Mini Flow (How It’s Done)

  • Review the stakeholder register and engagement plan to understand interests, influence, expectations, and preferred communication styles.
  • Tailor messages and select two-way channels (meetings, workshops, demos) to invite feedback and clarify needs.
  • Facilitate discussions to surface concerns, align expectations, and seek practical agreements.
  • Use negotiation and conflict resolution techniques to address disagreements and aim for mutually acceptable outcomes.
  • Capture issues, actions, and decisions in logs with owners and due dates; track them to closure.
  • If agreed actions affect scope, schedule, cost, or quality, raise a change request and follow the change control process.
  • Update risks, assumptions, and responses based on stakeholder input, and adjust the engagement plan as attitudes shift.
  • Monitor sentiment and commitment through observations, surveys, or feedback; adapt tactics or escalate using governance when needed.
  • Communicate outcomes and next steps to the right audiences and confirm understanding and commitments.
  • Record lessons learned to improve future interactions.

Quality & Acceptance Checklist

  • High-influence and high-impact stakeholders are actively engaged using suitable channels and frequency.
  • Meetings have clear purpose, agenda, outcomes, and documented follow-ups.
  • Issues are logged with owners and due dates, regularly reviewed, and closed or escalated as needed.
  • Key decisions are documented, shared with affected stakeholders, and stored for traceability.
  • Necessary changes are formally requested and approved before implementation.
  • Feedback loops exist: stakeholders acknowledge information and confirm agreements or concerns.
  • Stakeholder register and engagement plan are updated when interests, influence, or attitudes change.
  • Conflicts are handled constructively, with evidence of resolution steps and escalation paths followed.
  • Stakeholder satisfaction is stable or improving; resistance is identified and reduced over time.
  • Communications are timely, consistent, concise, and tailored to the audience.

Common Mistakes & Exam Traps

  • Announcing sensitive changes via email without two-way dialogue and confirmation.
  • Engaging only supportive voices and ignoring neutral or resistant stakeholders.
  • Failing to document verbal agreements, leading to rework and disputes.
  • Promising scope, schedule, or cost changes without using the change control process.
  • Escalating too early instead of first seeking to understand and resolve concerns directly.
  • Confusing information distribution (communications) with engagement (relationships and commitment).
  • Assuming sponsor support alone ensures organizational buy-in.
  • Not adapting approach for culture, language, or time zones, reducing effectiveness.
  • Using one-size-fits-all updates instead of targeted messages for high-impact stakeholders.
  • Skipping updates to the stakeholder register and engagement plan as situations evolve.

PMP Example Question

Two weeks before go-live, a high-influence operations manager tells their team to keep using the old process, citing unclear training.
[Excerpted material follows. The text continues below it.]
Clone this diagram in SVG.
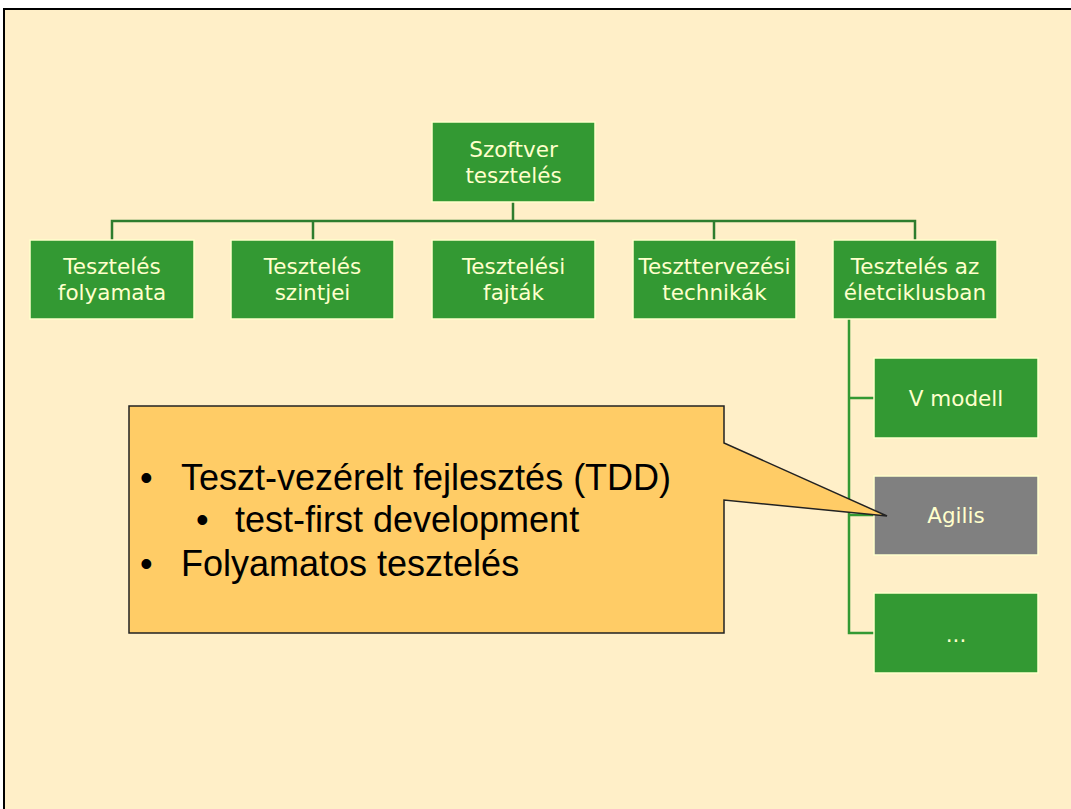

The schedule is tight but still on track. What should the project manager do first?

  1. Escalate to the sponsor to overrule the manager.
  2. Update the risk register and proceed with go-live as planned.
  3. Meet with the manager to understand concerns, agree on actions (e.g., targeted training), and document outcomes in the issue and decision logs.
  4. Send a mass email stating the new process is mandatory starting immediately.

Correct Answer: C — Meet with the manager to understand concerns, agree on actions, and document outcomes.

Explanation: Engagement prioritizes two-way dialogue to address concerns and secure commitment before escalation. Mass announcements or proceeding without resolving issues increases resistance and risk.